Cumberland Island
28 November 2009
Photo: Wild Horses... and a whole lot more. Please check out the photo gallery of Cumberland Island.
Cumberland Island, GA
A little back track north up the ICW and well worth it!
Welcomed by a wild horse, we began our day entering an arched forest of Living Oaks; the sunlight filtering down through the draping Spanish moss into the thick underbrush. We all were taken by the ambiance and solitude surrounding us. I'm sure that this would be a perfect setting for The Blair Witch Project or on the flip side, a tale of Swiss Family Robinson.
Although none of us are exemplary bird watchers, we all tried to identify the sounds coming from above. Usually these sombre hued forests are dressed with the vivid plumage of painted buntings, summer tanagers, cardinals, pileated woodpeckers, Carolina wrens and yellow - throated warblers. We never saw anything...and the islands white tailed deer must have been scared away with our vocal excitement.
Emerging from the shadows of the forest we found huge sand dunes and a beach that beckoned to be explored. We arrived at low tide and began our search for shells.

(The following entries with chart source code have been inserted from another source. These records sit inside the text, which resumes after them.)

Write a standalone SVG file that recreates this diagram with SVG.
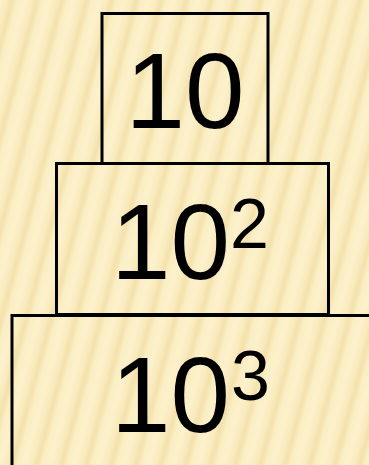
<svg xmlns="http://www.w3.org/2000/svg" width="369" height="465" viewBox="0 0 369 465">
<defs>
<linearGradient id="sg" x1="0" y1="0" x2="1" y2="0">
<stop offset="0" stop-color="#FCF1CB"/>
<stop offset="0.3" stop-color="#F9EBBE"/>
<stop offset="0.5" stop-color="#F4E1AB"/>
<stop offset="0.7" stop-color="#FAEEC4"/>
<stop offset="1" stop-color="#FCF1CB"/>
</linearGradient>
<pattern id="stripes" width="24" height="60" patternUnits="userSpaceOnUse" patternTransform="rotate(15)">
<rect width="24" height="60" fill="url(#sg)"/>
</pattern>
<style>
.box{fill:none;stroke:#000;stroke-width:3}
.t{font-family:"Liberation Sans",Arial,sans-serif;fill:#000}
.main{font-size:107px}
.sup{font-size:70px}
</style>
</defs>
<rect width="369" height="465" fill="#FBEFC8"/>
<rect width="369" height="465" fill="url(#stripes)"/>
<g id="node-10">
<rect class="box" x="102" y="13.5" width="166" height="150"/>
<text class="t main" x="185" y="128" text-anchor="middle">10</text>
</g>
<g id="node-10-2">
<rect class="box" x="56.5" y="163.5" width="272" height="151"/>
<text class="t main" x="111" y="279">10</text>
<text class="t sup" x="230" y="248">2</text>
</g>
<g id="node-10-3">
<rect class="box" x="12" y="315.5" width="370" height="160"/>
<text class="t main" x="111" y="432">10</text>
<text class="t sup" x="231" y="400">3</text>
</g>
<g id="connectors"/>
</svg>
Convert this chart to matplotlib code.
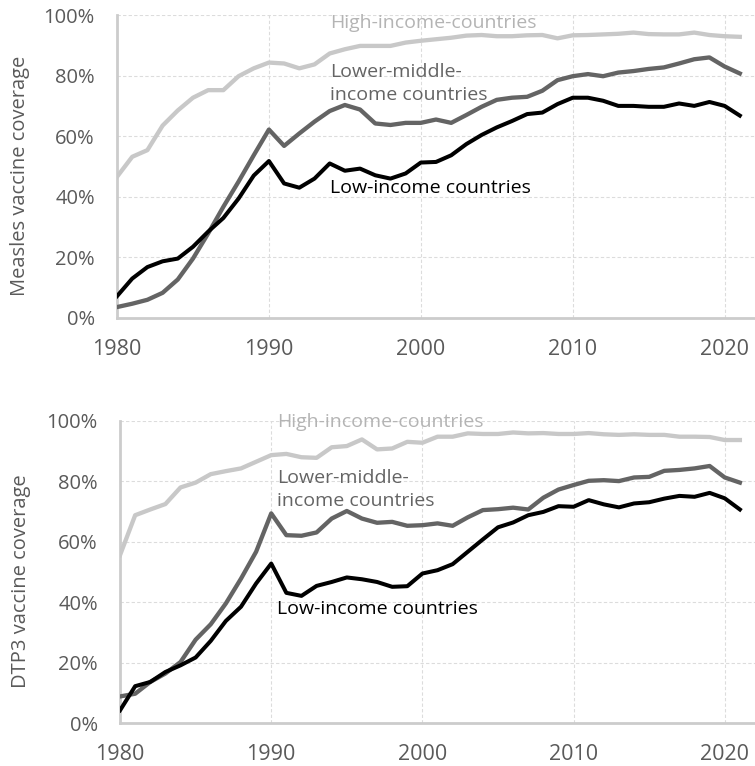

Steve and I proudly produced a magazine that had a great number of pages of information to help us identify our found treasures. How exciting to see adults on a on a treasure hunt, gleefully running over to one's find, hoping to look and touch and guess what it was. The largest and ugliest discovered was a Horseshoe Crab, the smallest being the Atlantic Abra. Our best finds, a Lightening Whelk and a Royal Sea Star - both alive and tossed back into the deeper water.
On lookers at the beach were Sanderlings and Sandpipers scurrying across the sand with their little legs and "shit hawks" of various varieties... Laughing, Ring-billed and Herring gulls joined by a group of proud Royal terns.
And as we left the beach to follow another path, a long boardwalk led us into a saltwater marshland. It was here that we encountered the remnants of the common raccoon and fiddler crabs. Herrings and Egrets lined the marshlands and as we headed up to higher ground, we were aware that human live was also present. We entered the Dungeness Ruins and cemetery. The old cemetery and abandoned, Carnegie-era rusty cars that are overgrown with weeds add to the timeless feel as you continue past the Dungeness ruins.
We walked for four hours. . That's nothing for a cruiser. Oh forgot to mention that we saw our first armadillo.
History: The history of Dungeness dates to James Oglethorpe, founder of the Georgia colony, who built two forts and a hunting lodge he called Dungeness on the island in 1736. In 1783, Revolutionary War General Nathanael Greene acquired nearly 11,000 acres (4,400 hectares) of the island in exchange for a bad debt. His widow built her own Dungeness house in 1803, which burned in the middle of the century.
In 1881 Thomas Carnegie (brother and partner of steel magnate Andrew Carnegie), with his wife Lucy, built yet another Dungeness on the foundation of the Greene estate. This Dungeness was built in 1885 and lasted until 1959, when much of it burned. The ruins remain, though, and include what is called Tabby House, the oldest house on Cumberland Island and the only building the Carnegies spared when they rebuilt the area from the ruins of the Greene estate. The house was built around 1800 of tabby, a kind of concrete made of oyster shells, lime and sand. Tabby construction can be seen throughout Georgia's coast.
As you walk down what would have been the main sand "driveway" into the estate, you see the main house before you, well intact from the foundation but mostly gutted by the fire. The building is large and majestic and you get the sense, as you walk the sprawling grounds, that Dungeness was at one time a beautiful home.
Feral "wild" horses were all over the grounds, quietly grazing and seemingly unconcerned with us.